Task description: Copy the listing verbatim, excluding any images found in it.

Information provided:

------

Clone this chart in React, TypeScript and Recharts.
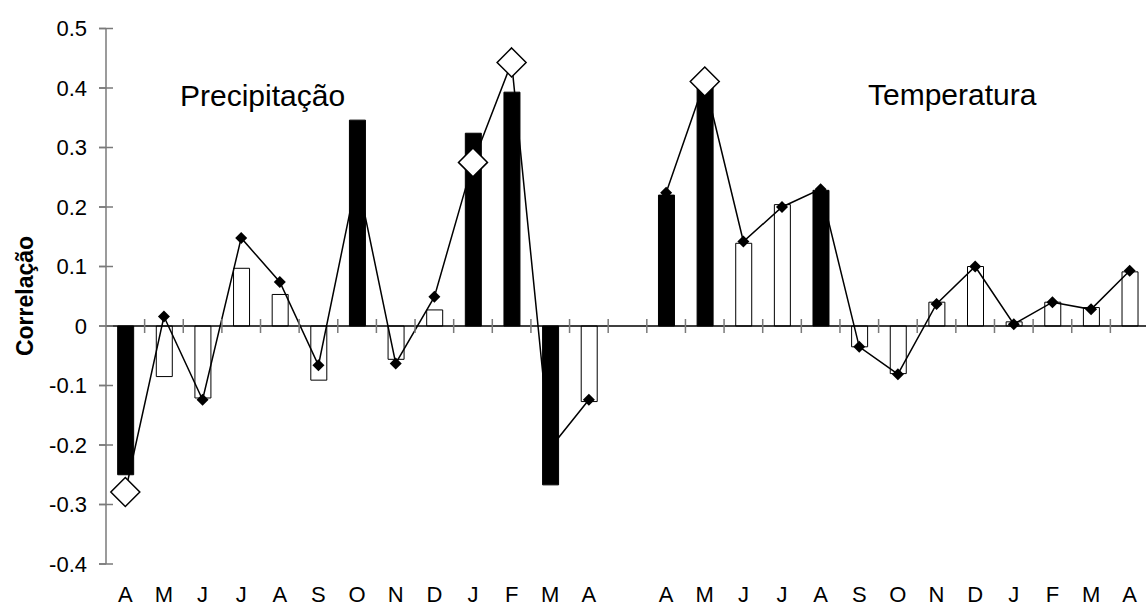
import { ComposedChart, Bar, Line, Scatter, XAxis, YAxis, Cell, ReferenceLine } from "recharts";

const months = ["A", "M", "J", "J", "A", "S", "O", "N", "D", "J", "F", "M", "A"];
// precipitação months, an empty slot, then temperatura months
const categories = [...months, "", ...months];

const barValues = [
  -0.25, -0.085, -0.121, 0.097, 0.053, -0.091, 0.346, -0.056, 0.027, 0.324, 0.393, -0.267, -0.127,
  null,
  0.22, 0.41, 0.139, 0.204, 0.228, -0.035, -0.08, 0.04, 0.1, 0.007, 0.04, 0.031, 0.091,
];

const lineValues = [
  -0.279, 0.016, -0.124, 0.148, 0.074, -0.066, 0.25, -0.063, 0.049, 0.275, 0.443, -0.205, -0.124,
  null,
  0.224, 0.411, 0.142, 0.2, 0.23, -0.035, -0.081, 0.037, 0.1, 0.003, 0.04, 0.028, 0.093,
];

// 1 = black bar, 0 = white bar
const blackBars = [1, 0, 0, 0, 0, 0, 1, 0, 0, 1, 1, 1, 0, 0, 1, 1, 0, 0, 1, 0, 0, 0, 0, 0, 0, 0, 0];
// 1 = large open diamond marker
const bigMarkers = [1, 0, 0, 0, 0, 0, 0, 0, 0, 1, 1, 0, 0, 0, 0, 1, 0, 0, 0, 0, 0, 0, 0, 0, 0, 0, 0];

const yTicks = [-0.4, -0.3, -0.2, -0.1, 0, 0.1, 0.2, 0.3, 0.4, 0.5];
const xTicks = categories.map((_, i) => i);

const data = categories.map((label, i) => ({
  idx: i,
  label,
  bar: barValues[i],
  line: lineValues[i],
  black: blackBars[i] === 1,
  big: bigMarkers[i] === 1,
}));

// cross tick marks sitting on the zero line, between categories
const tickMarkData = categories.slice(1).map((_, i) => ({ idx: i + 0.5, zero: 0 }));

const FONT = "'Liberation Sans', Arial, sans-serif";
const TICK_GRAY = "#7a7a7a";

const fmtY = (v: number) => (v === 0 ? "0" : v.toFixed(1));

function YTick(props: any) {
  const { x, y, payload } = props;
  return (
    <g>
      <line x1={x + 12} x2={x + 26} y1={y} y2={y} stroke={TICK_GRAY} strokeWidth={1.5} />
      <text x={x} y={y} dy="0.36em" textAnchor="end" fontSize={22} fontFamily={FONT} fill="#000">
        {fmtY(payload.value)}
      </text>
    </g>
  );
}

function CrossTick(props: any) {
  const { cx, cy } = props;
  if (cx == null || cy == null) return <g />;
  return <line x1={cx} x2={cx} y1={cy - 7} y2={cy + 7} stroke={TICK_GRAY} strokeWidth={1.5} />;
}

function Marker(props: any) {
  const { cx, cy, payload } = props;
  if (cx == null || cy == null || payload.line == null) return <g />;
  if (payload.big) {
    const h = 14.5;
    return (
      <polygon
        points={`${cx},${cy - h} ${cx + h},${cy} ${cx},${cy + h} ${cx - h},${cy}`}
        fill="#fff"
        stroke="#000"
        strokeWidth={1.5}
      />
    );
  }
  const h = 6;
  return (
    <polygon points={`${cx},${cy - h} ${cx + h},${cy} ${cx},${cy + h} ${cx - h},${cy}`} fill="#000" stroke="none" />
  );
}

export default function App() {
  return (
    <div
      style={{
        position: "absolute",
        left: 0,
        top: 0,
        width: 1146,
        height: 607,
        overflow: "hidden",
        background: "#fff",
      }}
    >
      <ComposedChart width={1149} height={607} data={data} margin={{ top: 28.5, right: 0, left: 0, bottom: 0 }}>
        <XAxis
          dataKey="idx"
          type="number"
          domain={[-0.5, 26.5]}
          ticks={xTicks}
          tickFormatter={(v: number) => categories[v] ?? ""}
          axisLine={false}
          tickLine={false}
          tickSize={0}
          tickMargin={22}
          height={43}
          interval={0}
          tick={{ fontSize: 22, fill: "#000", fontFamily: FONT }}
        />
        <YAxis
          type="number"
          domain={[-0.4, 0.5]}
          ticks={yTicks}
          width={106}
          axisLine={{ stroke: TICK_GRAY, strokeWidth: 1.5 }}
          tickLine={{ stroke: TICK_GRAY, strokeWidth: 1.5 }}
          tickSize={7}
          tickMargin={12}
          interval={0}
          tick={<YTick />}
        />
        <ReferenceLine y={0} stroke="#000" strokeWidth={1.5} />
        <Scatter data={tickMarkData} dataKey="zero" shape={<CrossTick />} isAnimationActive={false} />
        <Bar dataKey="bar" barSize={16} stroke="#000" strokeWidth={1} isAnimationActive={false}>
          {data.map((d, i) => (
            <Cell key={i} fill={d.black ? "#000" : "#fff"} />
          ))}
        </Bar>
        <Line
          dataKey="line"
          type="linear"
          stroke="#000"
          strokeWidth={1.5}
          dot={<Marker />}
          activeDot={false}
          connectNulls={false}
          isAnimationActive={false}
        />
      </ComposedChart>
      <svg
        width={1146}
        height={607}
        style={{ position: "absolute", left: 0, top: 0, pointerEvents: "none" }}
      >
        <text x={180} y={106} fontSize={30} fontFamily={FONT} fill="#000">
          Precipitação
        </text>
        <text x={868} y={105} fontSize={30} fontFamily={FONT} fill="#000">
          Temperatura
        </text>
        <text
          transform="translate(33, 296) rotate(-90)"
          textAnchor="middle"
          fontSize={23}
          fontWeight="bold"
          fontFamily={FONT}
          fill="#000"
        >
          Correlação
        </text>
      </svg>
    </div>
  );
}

------

The answer:
Clone this chart in React, TypeScript and Recharts.
import { ComposedChart, Bar, Line, Scatter, XAxis, YAxis, Cell, ReferenceLine } from "recharts";

const months = ["A", "M", "J", "J", "A", "S", "O", "N", "D", "J", "F", "M", "A"];
// precipitação months, an empty slot, then temperatura months
const categories = [...months, "", ...months];

const barValues = [
  -0.25, -0.085, -0.121, 0.097, 0.053, -0.091, 0.346, -0.056, 0.027, 0.324, 0.393, -0.267, -0.127,
  null,
  0.22, 0.41, 0.139, 0.204, 0.228, -0.035, -0.08, 0.04, 0.1, 0.007, 0.04, 0.031, 0.091,
];

const lineValues = [
  -0.279, 0.016, -0.124, 0.148, 0.074, -0.066, 0.25, -0.063, 0.049, 0.275, 0.443, -0.205, -0.124,
  null,
  0.224, 0.411, 0.142, 0.2, 0.23, -0.035, -0.081, 0.037, 0.1, 0.003, 0.04, 0.028, 0.093,
];

// 1 = black bar, 0 = white bar
const blackBars = [1, 0, 0, 0, 0, 0, 1, 0, 0, 1, 1, 1, 0, 0, 1, 1, 0, 0, 1, 0, 0, 0, 0, 0, 0, 0, 0];
// 1 = large open diamond marker
const bigMarkers = [1, 0, 0, 0, 0, 0, 0, 0, 0, 1, 1, 0, 0, 0, 0, 1, 0, 0, 0, 0, 0, 0, 0, 0, 0, 0, 0];

const yTicks = [-0.4, -0.3, -0.2, -0.1, 0, 0.1, 0.2, 0.3, 0.4, 0.5];
const xTicks = categories.map((_, i) => i);

const data = categories.map((label, i) => ({
  idx: i,
  label,
  bar: barValues[i],
  line: lineValues[i],
  black: blackBars[i] === 1,
  big: bigMarkers[i] === 1,
}));

// cross tick marks sitting on the zero line, between categories
const tickMarkData = categories.slice(1).map((_, i) => ({ idx: i + 0.5, zero: 0 }));

const FONT = "'Liberation Sans', Arial, sans-serif";
const TICK_GRAY = "#7a7a7a";

const fmtY = (v: number) => (v === 0 ? "0" : v.toFixed(1));

function YTick(props: any) {
  const { x, y, payload } = props;
  return (
    <g>
      <line x1={x + 12} x2={x + 26} y1={y} y2={y} stroke={TICK_GRAY} strokeWidth={1.5} />
      <text x={x} y={y} dy="0.36em" textAnchor="end" fontSize={22} fontFamily={FONT} fill="#000">
        {fmtY(payload.value)}
      </text>
    </g>
  );
}

function CrossTick(props: any) {
  const { cx, cy } = props;
  if (cx == null || cy == null) return <g />;
  return <line x1={cx} x2={cx} y1={cy - 7} y2={cy + 7} stroke={TICK_GRAY} strokeWidth={1.5} />;
}

function Marker(props: any) {
  const { cx, cy, payload } = props;
  if (cx == null || cy == null || payload.line == null) return <g />;
  if (payload.big) {
    const h = 14.5;
    return (
      <polygon
        points={`${cx},${cy - h} ${cx + h},${cy} ${cx},${cy + h} ${cx - h},${cy}`}
        fill="#fff"
        stroke="#000"
        strokeWidth={1.5}
      />
    );
  }
  const h = 6;
  return (
    <polygon points={`${cx},${cy - h} ${cx + h},${cy} ${cx},${cy + h} ${cx - h},${cy}`} fill="#000" stroke="none" />
  );
}

export default function App() {
  return (
    <div
      style={{
        position: "absolute",
        left: 0,
        top: 0,
        width: 1146,
        height: 607,
        overflow: "hidden",
        background: "#fff",
      }}
    >
      <ComposedChart width={1149} height={607} data={data} margin={{ top: 28.5, right: 0, left: 0, bottom: 0 }}>
        <XAxis
          dataKey="idx"
          type="number"
          domain={[-0.5, 26.5]}
          ticks={xTicks}
          tickFormatter={(v: number) => categories[v] ?? ""}
          axisLine={false}
          tickLine={false}
          tickSize={0}
          tickMargin={22}
          height={43}
          interval={0}
          tick={{ fontSize: 22, fill: "#000", fontFamily: FONT }}
        />
        <YAxis
          type="number"
          domain={[-0.4, 0.5]}
          ticks={yTicks}
          width={106}
          axisLine={{ stroke: TICK_GRAY, strokeWidth: 1.5 }}
          tickLine={{ stroke: TICK_GRAY, strokeWidth: 1.5 }}
          tickSize={7}
          tickMargin={12}
          interval={0}
          tick={<YTick />}
        />
        <ReferenceLine y={0} stroke="#000" strokeWidth={1.5} />
        <Scatter data={tickMarkData} dataKey="zero" shape={<CrossTick />} isAnimationActive={false} />
        <Bar dataKey="bar" barSize={16} stroke="#000" strokeWidth={1} isAnimationActive={false}>
          {data.map((d, i) => (
            <Cell key={i} fill={d.black ? "#000" : "#fff"} />
          ))}
        </Bar>
        <Line
          dataKey="line"
          type="linear"
          stroke="#000"
          strokeWidth={1.5}
          dot={<Marker />}
          activeDot={false}
          connectNulls={false}
          isAnimationActive={false}
        />
      </ComposedChart>
      <svg
        width={1146}
        height={607}
        style={{ position: "absolute", left: 0, top: 0, pointerEvents: "none" }}
      >
        <text x={180} y={106} fontSize={30} fontFamily={FONT} fill="#000">
          Precipitação
        </text>
        <text x={868} y={105} fontSize={30} fontFamily={FONT} fill="#000">
          Temperatura
        </text>
        <text
          transform="translate(33, 296) rotate(-90)"
          textAnchor="middle"
          fontSize={23}
          fontWeight="bold"
          fontFamily={FONT}
          fill="#000"
        >
          Correlação
        </text>
      </svg>
    </div>
  );
}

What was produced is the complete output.